Google Australia boss Mel Silva [feature image] has taken aim at the ACCC’s News Media Bargaining Code, arguing that the proposed legislation is ‘unreasonable’ and ‘unclear’.

In a new blog post, Silva critiqued the legislation – which will see Google and Facebook forced to pay for news – stating “the code is unworkable for us”.

“The code is extremely broad and lacks vital definitions. This makes it difficult to know how to comply with its many provisions, and it carries potentially enormous financial penalties,” Silva said.

“We could be fined up to 10 per cent of our Australian revenue for a single breach. No business in Australia should have to manage the huge risk that comes with such severe penalties for such uncertain provisions.”

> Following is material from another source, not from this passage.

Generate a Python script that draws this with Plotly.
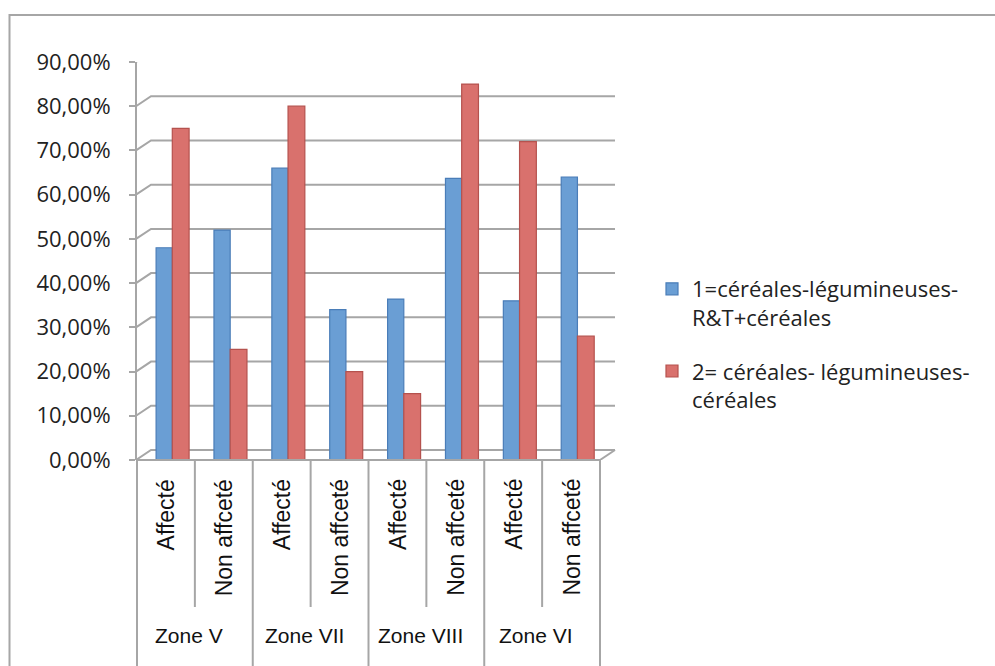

Silva also pointed to analysis which suggests media businesses generate more value from links to news websites than Google does.

“None of the value we bring to the negotiating table would be considered by the arbitrator,” she said.

It follows the recent announcement of the Google News Showcase, which will see the tech giant put $US1 billion towards paying media companies around the world over the next three years.

Silva again said that Google does not oppose a code, rather, it is hoping to resolve issues with the existing legislation.

“We believe these conditions could be amended to make it a fair and workable code: a code that can work together with commercial deals and programs like News Showcase.”